◆ To do ◆
Find and copy every line in the records that includes the string "Output".

◆ Entries with chart source code ◆
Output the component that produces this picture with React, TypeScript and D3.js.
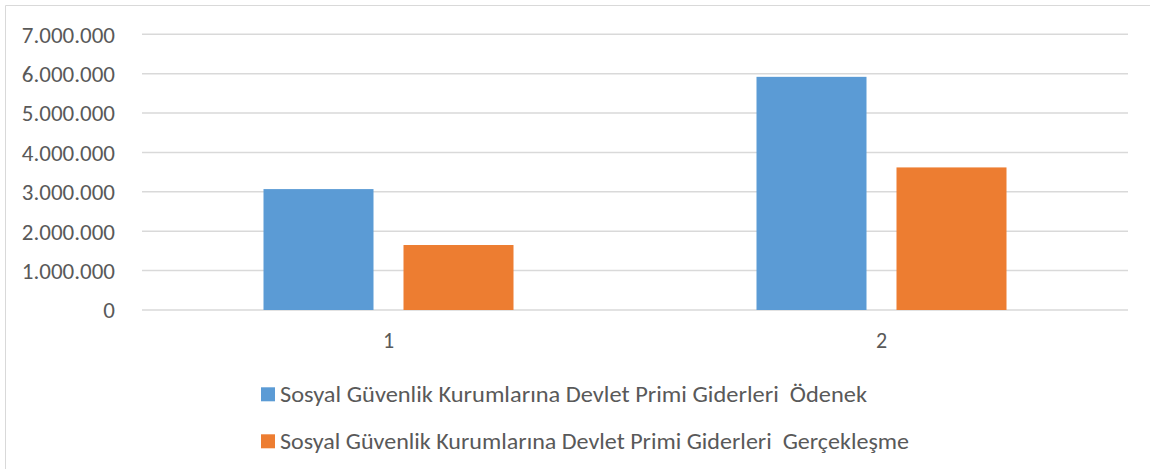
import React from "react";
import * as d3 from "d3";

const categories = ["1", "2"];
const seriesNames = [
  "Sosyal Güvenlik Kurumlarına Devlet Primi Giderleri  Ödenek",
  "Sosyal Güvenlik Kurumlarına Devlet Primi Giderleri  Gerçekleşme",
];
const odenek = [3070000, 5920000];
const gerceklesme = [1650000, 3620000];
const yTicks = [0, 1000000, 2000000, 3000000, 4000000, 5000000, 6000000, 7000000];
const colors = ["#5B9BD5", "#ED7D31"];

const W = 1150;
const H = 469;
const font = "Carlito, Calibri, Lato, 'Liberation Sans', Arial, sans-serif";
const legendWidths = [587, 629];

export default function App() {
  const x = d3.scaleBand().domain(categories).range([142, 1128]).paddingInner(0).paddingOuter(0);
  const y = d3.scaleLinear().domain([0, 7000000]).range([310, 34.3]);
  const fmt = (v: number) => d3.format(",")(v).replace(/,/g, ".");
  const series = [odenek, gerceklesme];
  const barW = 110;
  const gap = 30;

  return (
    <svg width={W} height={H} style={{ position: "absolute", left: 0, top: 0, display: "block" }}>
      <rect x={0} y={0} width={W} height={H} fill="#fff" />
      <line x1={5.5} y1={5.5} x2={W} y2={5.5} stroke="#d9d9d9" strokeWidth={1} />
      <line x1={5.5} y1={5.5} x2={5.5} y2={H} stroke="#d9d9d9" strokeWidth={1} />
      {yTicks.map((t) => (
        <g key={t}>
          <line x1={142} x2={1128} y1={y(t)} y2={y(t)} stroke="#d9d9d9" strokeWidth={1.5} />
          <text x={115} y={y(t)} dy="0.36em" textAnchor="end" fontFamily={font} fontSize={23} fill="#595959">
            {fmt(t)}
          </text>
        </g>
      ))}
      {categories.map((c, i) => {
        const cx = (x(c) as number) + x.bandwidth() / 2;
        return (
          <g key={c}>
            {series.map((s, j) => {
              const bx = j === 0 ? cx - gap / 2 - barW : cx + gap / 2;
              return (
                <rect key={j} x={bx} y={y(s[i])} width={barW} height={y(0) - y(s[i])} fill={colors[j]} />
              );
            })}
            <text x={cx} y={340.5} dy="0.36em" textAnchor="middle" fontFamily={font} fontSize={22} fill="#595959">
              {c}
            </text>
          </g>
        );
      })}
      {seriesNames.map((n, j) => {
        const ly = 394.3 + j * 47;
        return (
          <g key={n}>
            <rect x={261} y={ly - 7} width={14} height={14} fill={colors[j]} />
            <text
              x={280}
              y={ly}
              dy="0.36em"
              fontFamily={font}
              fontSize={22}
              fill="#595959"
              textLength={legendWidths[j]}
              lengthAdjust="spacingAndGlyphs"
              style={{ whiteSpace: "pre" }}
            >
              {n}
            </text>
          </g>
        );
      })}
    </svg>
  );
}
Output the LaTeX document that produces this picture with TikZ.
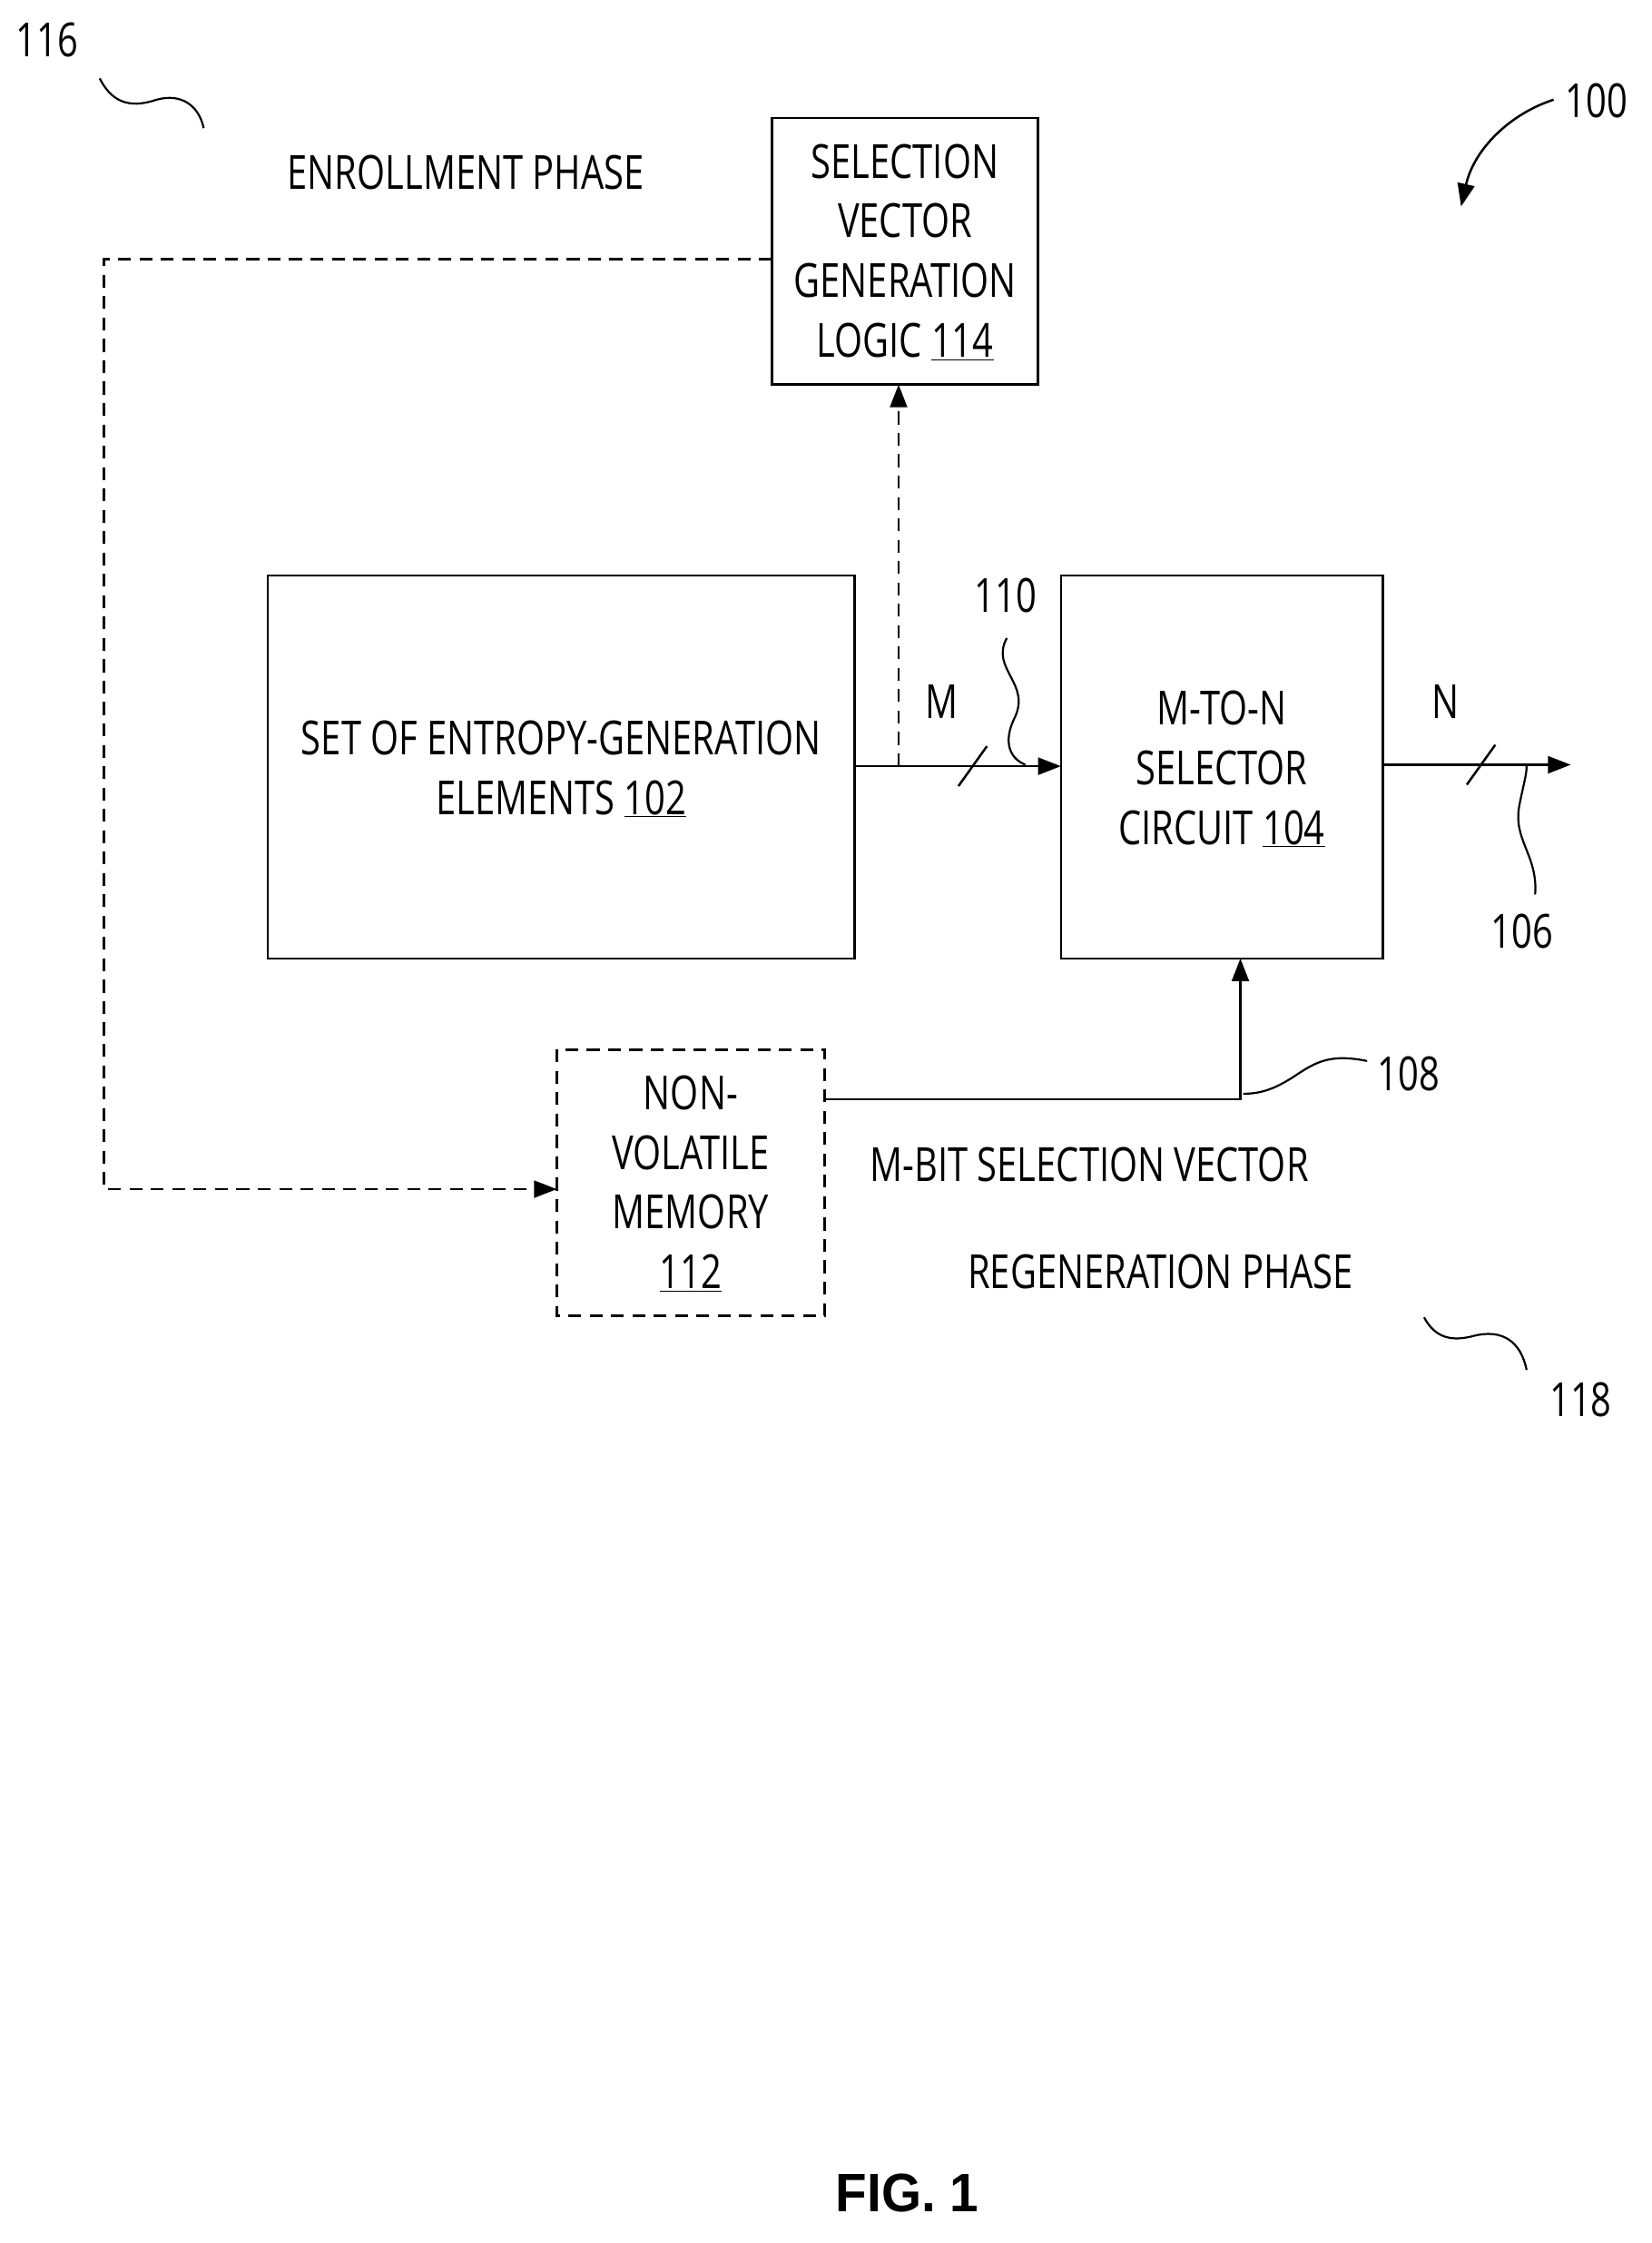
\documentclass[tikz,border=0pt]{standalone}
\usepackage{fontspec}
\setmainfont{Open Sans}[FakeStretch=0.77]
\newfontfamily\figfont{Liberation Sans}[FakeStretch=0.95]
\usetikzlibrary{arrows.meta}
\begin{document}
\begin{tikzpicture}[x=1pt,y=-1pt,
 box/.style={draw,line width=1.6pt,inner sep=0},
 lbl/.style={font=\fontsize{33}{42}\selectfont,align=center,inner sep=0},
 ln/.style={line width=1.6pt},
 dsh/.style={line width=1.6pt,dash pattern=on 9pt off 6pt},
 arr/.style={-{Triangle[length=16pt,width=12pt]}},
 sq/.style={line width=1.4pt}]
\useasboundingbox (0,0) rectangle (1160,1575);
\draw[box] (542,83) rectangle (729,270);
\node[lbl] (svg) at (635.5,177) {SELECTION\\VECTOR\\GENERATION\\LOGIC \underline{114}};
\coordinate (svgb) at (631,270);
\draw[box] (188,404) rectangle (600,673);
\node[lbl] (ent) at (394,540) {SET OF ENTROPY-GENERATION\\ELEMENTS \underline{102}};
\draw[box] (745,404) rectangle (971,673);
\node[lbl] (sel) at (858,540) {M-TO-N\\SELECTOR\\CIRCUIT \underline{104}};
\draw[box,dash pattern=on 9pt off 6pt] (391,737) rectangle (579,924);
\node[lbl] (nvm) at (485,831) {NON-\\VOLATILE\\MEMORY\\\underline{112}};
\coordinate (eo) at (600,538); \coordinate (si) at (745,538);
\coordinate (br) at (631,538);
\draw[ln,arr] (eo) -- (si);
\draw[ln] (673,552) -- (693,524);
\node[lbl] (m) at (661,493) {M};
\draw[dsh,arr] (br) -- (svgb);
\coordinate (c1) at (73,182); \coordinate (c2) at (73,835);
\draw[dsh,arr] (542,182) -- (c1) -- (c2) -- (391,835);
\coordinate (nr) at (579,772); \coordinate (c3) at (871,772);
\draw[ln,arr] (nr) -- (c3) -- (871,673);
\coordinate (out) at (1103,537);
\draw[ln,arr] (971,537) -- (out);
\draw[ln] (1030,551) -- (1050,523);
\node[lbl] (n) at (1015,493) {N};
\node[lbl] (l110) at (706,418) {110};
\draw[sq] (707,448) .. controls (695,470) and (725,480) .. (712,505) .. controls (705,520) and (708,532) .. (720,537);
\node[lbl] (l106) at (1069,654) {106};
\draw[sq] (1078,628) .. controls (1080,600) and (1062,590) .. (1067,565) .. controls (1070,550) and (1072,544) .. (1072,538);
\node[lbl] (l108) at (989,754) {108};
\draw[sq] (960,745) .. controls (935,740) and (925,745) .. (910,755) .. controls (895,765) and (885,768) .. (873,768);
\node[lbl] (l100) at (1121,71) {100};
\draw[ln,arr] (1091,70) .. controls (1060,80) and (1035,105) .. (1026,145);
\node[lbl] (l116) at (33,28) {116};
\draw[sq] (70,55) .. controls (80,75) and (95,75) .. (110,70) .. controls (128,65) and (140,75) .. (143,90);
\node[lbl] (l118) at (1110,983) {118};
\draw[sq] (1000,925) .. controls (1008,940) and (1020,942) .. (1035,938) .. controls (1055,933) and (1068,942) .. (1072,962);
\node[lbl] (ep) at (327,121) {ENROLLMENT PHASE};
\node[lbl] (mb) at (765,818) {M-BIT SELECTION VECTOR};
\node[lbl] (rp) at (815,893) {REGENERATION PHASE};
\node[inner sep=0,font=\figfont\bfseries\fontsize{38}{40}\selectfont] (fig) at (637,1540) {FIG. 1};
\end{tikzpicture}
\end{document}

◆ Answer to the problem ◆
Output the component that produces this picture with React, TypeScript and D3.js.
Output the LaTeX document that produces this picture with TikZ.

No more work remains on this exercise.